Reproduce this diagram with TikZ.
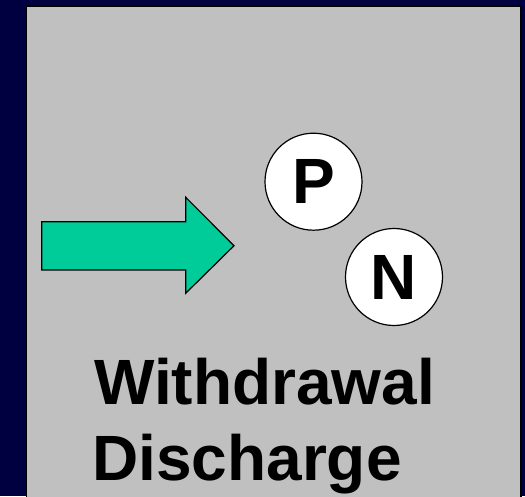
\documentclass[tikz,border=0pt]{standalone}
\usepackage{fontspec}
\setmainfont{Liberation Sans}
\definecolor{navy}{RGB}{0,0,64}
\definecolor{panel}{RGB}{192,192,192}
\definecolor{teal}{RGB}{0,204,153}
\begin{document}
\begin{tikzpicture}[x=1pt,y=1pt,
  letter/.style={circle,draw=black,fill=white,line width=1.2pt,minimum size=97pt,inner sep=0pt,font=\fontsize{64}{64}\selectfont\bfseries},
  label/.style={anchor=base west,inner sep=0pt,font=\fontsize{64}{64}\selectfont\bfseries}]
\useasboundingbox (0,0) rectangle (525,496);
\fill[navy] (0,0) rectangle (525,496);
\draw[black,line width=1.2pt,fill=panel] (26.5,-5) rectangle (521,490);
\draw[black,line width=1.2pt,fill=teal,line join=miter]
  (41.7,274.3) -- (185.7,274.3) -- (185.7,298.7) -- (234,250.3) -- (185.7,202.7) -- (185.7,226) -- (41.7,226) -- cycle;
\node[letter] (p) at (313.5,314.3) {P};
\node[letter] (n) at (394,219) {N};
\node[label] (w) at (94,92) {Withdrawal};
\node[label] (d) at (92,16) {Discharge};
\end{tikzpicture}
\end{document}
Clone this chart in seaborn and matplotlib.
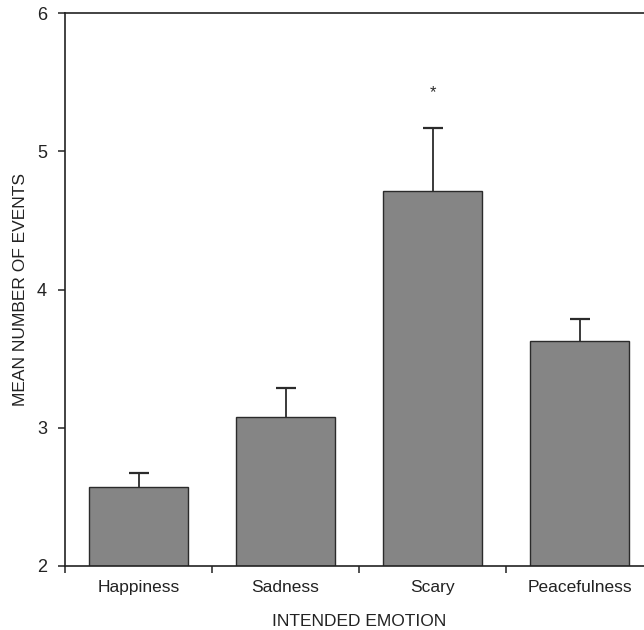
import numpy as np
import matplotlib
matplotlib.use("Agg")
import matplotlib.pyplot as plt
import seaborn as sns
import pandas as pd

emotions = ["Happiness", "Sadness", "Scary", "Peacefulness"]
mean_events = [2.57, 3.08, 4.71, 3.63]
sem_events = [0.10, 0.21, 0.46, 0.16]
marked = ["Scary"]

sns.set_style("ticks")
plt.rcParams["font.family"] = ["Liberation Sans", "DejaVu Sans"]

df = pd.DataFrame({"emotion": emotions, "mean": mean_events, "sem": sem_events})
df["upper"] = df["mean"] + df["sem"]

fig = plt.figure(figsize=(6.44, 6.3), dpi=100)
ax = fig.add_axes([65 / 644, 1 - 566 / 630, 588 / 644, 553 / 630])

sns.barplot(data=df, x="emotion", y="mean", color="#858585", saturation=1,
            width=0.667, edgecolor="#2b2b2b", linewidth=1.0, ax=ax)

# upper half of each error bar only, cap on top
xs = np.arange(len(emotions))
ax.errorbar(xs, df["mean"], yerr=[np.zeros(len(emotions)), df["sem"]],
            fmt="none", ecolor="#2b2b2b", elinewidth=1.3, capsize=0)
ax.plot(xs, df["upper"], ls="none", marker="_", ms=14, mew=1.6, color="#2b2b2b")

for e in marked:
    i = emotions.index(e)
    ax.text(i, mean_events[i] + sem_events[i] + 0.2, "*", ha="center", va="bottom",
            fontsize=12, color="#2b2b2b")

ax.set_ylim(2, 6)
ax.set_xlim(-0.5, len(emotions) - 0.5)
ax.set_yticks([2, 3, 4, 5, 6])
ax.set_xticks(xs)
ax.set_xticklabels(emotions)
ax.set_xticks(np.arange(len(emotions) + 1) - 0.5, minor=True)
ax.tick_params(axis="x", which="major", length=0, pad=10, labelsize=12.5, colors="#222222")
ax.tick_params(axis="x", which="minor", length=5, width=1.1, color="#222222")
ax.tick_params(axis="y", length=5, width=1.1, pad=8, labelsize=13, colors="#222222")

for s in ax.spines.values():
    s.set_visible(True)
    s.set_linewidth(1.2)
    s.set_color("#222222")

ax.set_xlabel("INTENDED EMOTION", fontsize=12.5, color="#222222", labelpad=14)
ax.set_ylabel("MEAN NUMBER OF EVENTS", fontsize=12.5, color="#222222", labelpad=6)

fig.savefig("out.png", dpi=100)
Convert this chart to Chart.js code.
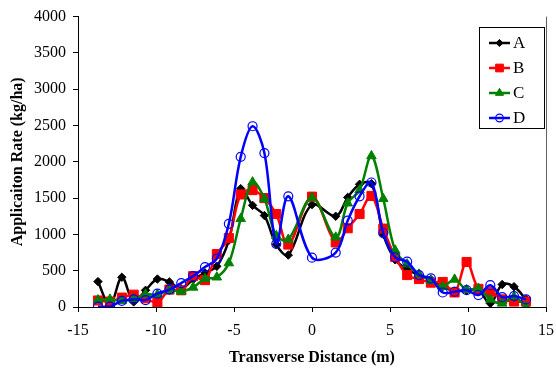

▶ The request:
From the entries above, copy each line holding "this".

▶ Result:
Reproduce this diagram with TikZ.
Clone this chart in seaborn and matplotlib.
Convert this chart to Chart.js code.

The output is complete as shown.